[Source code of charts]
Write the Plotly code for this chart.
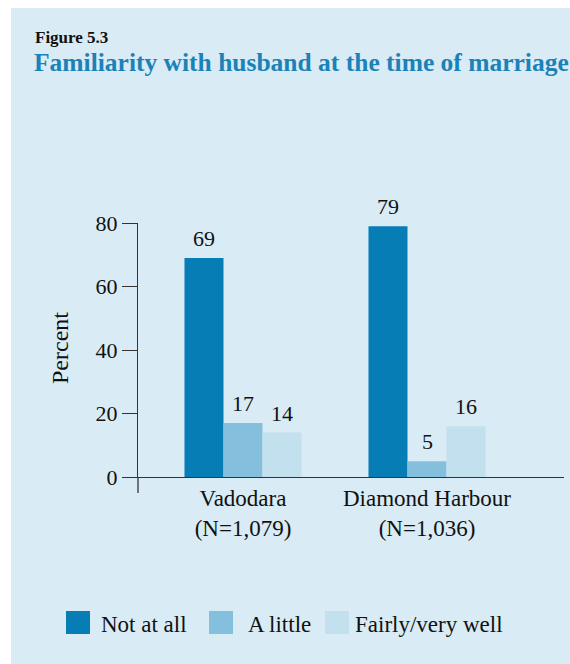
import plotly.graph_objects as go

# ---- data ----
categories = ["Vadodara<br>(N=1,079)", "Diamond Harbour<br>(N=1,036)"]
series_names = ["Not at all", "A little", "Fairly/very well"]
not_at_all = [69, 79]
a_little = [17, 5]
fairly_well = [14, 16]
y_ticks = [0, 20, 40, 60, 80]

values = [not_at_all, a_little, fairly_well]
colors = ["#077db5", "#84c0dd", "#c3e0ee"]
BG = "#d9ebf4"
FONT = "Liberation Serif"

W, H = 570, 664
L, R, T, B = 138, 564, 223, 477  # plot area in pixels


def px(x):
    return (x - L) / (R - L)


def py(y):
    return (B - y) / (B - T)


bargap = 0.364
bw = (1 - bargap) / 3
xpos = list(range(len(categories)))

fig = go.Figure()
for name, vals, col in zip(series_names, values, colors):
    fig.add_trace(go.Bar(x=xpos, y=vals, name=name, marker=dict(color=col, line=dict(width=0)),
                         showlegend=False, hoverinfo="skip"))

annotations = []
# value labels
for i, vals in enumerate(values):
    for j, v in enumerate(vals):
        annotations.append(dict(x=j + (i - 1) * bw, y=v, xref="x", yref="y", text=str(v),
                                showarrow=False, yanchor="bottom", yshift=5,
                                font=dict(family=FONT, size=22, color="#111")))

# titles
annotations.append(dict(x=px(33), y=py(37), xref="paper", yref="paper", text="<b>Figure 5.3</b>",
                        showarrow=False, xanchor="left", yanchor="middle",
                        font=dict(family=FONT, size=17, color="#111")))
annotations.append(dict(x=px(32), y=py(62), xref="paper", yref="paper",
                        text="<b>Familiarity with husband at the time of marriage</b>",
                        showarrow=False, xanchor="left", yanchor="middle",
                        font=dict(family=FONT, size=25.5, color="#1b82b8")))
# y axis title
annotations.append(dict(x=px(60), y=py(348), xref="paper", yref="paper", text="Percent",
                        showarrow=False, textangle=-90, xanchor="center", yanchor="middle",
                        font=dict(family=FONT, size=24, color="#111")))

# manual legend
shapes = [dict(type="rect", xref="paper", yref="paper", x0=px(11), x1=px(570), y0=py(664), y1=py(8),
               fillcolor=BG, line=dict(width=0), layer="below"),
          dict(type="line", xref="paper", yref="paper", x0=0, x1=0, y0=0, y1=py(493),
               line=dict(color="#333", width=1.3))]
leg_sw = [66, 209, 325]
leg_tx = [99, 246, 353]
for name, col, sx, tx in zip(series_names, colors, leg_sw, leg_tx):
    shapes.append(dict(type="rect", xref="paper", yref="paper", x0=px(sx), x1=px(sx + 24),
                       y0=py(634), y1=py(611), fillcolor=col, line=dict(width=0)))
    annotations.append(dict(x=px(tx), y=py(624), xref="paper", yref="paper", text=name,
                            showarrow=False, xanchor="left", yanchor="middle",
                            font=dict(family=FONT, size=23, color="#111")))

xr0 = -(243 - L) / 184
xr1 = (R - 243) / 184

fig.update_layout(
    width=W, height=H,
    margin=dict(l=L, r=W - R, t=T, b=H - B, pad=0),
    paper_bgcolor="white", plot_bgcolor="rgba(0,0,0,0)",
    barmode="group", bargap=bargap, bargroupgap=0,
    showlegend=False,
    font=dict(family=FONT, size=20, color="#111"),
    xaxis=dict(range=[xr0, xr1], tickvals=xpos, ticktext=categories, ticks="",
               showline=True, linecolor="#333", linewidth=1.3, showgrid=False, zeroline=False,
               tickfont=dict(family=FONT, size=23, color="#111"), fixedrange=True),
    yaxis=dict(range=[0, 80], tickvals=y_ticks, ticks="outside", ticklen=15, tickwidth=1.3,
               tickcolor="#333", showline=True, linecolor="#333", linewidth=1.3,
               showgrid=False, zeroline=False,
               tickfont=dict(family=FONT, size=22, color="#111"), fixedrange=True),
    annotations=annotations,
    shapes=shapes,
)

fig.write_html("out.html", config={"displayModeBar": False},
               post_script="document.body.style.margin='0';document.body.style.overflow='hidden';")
---
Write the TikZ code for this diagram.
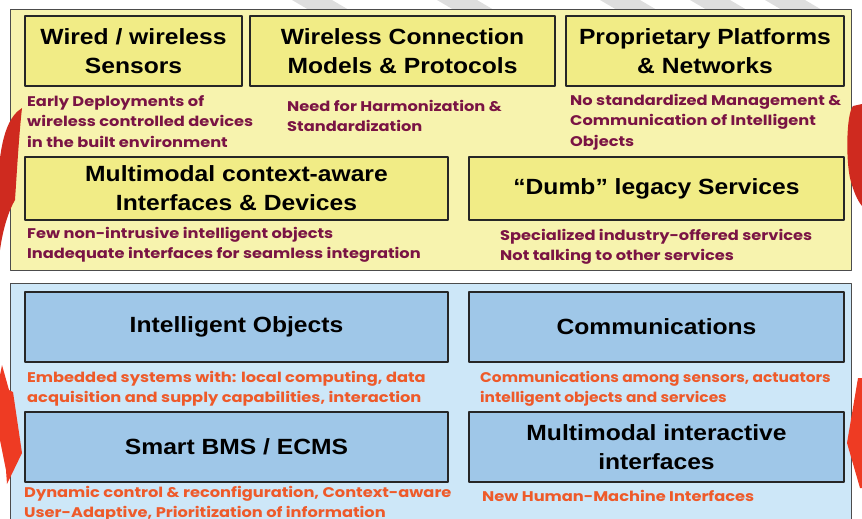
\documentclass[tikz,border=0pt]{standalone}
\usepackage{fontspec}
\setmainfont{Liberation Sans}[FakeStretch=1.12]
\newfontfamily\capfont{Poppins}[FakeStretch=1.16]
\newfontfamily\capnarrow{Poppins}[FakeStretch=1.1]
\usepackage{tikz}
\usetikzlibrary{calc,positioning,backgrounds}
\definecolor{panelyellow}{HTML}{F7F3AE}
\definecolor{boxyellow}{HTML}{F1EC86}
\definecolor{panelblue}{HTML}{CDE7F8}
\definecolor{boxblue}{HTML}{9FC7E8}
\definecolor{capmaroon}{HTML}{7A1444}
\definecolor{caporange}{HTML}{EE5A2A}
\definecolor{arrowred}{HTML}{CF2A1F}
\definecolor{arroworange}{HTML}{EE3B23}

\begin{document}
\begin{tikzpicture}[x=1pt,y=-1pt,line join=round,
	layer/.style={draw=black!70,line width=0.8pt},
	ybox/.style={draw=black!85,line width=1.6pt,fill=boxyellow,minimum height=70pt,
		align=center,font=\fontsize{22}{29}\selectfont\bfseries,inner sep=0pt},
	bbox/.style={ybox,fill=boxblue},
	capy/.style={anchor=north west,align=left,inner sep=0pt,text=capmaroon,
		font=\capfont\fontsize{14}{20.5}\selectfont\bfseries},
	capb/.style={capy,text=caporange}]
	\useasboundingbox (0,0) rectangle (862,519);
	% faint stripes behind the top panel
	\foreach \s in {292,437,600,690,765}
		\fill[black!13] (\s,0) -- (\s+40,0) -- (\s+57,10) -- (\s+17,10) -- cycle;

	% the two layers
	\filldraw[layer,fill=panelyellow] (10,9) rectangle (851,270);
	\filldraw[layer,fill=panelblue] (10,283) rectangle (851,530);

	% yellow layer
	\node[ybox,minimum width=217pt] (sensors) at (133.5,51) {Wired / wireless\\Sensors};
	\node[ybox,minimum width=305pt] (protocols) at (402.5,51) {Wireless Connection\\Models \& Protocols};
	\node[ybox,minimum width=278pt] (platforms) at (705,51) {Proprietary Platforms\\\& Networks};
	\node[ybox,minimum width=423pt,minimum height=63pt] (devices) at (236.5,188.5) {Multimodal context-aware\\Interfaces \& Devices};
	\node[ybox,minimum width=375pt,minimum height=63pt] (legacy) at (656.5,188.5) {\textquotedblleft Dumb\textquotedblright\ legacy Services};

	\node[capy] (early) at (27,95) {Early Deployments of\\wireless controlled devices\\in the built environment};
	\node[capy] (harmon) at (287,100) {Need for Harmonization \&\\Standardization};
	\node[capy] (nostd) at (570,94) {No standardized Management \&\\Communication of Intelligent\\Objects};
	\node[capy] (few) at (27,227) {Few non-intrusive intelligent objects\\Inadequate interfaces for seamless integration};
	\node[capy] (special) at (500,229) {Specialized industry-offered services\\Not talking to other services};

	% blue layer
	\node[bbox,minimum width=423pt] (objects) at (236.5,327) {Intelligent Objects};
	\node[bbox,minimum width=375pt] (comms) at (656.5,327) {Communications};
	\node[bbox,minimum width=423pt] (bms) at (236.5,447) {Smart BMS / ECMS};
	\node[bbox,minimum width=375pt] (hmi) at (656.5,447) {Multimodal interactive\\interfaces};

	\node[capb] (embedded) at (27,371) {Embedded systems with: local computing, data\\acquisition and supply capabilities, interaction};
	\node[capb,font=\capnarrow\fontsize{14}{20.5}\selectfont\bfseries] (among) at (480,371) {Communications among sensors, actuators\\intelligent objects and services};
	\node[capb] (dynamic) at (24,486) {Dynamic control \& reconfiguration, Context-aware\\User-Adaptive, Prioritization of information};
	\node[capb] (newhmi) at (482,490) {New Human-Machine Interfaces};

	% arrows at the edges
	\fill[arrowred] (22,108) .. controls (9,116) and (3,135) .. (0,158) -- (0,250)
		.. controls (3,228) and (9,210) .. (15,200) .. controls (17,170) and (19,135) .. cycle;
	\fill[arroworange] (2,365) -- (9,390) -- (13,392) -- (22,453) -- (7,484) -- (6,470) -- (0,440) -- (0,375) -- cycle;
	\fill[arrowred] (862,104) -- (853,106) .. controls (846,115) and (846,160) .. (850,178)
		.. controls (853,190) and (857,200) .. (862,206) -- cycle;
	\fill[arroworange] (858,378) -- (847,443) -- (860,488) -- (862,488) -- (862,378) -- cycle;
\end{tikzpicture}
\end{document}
==
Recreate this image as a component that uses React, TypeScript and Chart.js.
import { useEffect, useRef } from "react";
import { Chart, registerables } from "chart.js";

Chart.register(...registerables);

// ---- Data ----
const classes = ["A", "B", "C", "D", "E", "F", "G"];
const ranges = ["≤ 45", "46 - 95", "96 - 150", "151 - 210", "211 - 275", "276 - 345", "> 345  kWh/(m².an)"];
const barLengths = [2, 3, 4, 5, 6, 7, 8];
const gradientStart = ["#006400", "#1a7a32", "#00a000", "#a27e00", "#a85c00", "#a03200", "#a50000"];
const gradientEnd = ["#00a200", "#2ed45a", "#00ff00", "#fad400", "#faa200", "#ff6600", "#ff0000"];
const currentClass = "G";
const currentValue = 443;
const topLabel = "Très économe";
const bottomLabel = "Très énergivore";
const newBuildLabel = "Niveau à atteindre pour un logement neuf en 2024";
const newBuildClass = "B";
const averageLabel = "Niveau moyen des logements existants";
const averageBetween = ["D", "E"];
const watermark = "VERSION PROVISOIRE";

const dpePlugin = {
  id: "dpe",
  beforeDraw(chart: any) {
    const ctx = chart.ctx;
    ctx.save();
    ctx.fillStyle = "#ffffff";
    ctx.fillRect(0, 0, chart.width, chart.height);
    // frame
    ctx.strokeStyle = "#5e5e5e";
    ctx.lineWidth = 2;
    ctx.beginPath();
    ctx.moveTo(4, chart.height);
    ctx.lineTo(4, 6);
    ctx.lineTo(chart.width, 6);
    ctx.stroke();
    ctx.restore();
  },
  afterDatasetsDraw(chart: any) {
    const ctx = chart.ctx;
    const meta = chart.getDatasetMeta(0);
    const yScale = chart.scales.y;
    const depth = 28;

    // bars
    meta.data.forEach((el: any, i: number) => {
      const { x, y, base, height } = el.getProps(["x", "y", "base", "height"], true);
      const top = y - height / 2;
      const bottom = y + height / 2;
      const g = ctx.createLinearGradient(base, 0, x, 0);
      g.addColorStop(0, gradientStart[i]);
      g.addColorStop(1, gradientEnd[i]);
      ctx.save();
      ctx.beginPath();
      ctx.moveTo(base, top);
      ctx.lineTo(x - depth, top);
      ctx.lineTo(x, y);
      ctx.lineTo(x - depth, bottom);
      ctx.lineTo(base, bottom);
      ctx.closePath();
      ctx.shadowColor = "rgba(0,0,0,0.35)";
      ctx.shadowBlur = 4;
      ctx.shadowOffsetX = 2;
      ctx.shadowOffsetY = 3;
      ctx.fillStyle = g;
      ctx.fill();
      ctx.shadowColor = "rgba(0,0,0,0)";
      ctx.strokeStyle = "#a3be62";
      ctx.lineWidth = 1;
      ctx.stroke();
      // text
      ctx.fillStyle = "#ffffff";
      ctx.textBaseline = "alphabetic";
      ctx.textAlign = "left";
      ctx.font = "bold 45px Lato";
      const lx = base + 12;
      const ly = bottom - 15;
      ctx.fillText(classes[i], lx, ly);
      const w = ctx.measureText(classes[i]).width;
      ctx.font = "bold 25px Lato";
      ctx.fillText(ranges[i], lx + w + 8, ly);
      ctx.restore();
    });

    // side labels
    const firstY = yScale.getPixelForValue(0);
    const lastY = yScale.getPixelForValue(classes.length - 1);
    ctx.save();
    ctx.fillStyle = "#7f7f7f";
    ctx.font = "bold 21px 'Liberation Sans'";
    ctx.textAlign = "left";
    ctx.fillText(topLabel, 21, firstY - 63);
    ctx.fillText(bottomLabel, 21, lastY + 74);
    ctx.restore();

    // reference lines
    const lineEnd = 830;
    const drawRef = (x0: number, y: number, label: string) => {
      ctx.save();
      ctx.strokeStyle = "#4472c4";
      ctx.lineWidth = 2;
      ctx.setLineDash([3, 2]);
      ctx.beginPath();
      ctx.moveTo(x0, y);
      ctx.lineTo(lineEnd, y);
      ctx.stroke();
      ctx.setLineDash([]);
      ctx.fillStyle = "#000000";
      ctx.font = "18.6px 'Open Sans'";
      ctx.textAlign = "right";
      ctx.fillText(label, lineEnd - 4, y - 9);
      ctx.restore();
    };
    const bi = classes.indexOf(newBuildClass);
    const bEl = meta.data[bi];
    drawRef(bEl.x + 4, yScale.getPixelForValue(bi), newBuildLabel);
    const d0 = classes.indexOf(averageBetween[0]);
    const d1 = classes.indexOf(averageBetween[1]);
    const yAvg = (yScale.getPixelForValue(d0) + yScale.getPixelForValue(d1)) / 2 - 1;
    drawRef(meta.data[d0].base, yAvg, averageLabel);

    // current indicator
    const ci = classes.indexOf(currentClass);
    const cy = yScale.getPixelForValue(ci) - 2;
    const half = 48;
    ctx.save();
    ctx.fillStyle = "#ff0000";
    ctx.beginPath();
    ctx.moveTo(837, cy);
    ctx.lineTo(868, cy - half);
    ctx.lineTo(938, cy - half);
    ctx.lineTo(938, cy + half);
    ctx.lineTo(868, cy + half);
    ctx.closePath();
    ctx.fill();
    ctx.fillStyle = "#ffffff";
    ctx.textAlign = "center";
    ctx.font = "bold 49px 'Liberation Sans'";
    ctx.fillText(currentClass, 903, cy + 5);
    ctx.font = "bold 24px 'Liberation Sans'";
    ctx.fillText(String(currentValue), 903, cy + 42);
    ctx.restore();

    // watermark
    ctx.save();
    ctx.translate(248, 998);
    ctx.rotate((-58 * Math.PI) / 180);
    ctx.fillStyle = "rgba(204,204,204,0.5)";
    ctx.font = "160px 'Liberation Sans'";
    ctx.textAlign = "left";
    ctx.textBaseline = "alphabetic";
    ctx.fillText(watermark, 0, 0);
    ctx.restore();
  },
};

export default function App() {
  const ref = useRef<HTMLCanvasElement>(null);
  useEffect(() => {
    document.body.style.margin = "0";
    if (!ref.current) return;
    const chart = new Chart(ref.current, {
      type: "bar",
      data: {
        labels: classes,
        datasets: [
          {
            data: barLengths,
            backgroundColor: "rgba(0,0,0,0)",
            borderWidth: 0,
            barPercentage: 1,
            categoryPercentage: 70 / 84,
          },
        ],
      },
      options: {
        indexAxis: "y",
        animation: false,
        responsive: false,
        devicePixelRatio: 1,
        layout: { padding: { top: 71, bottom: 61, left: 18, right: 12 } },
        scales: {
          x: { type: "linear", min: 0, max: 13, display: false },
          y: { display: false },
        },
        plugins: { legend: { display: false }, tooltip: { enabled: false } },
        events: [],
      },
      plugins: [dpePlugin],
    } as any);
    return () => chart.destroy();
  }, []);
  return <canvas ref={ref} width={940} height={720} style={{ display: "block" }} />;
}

▸ **WORK REQUIRED**: Leave out the pictures and give again exactly the lines from the one with "Write the Plotly code for this chart." through the one with "import plotly.graph_objects as go", and no others.

▸ **THE SOLUTION**:
Write the Plotly code for this chart.
import plotly.graph_objects as go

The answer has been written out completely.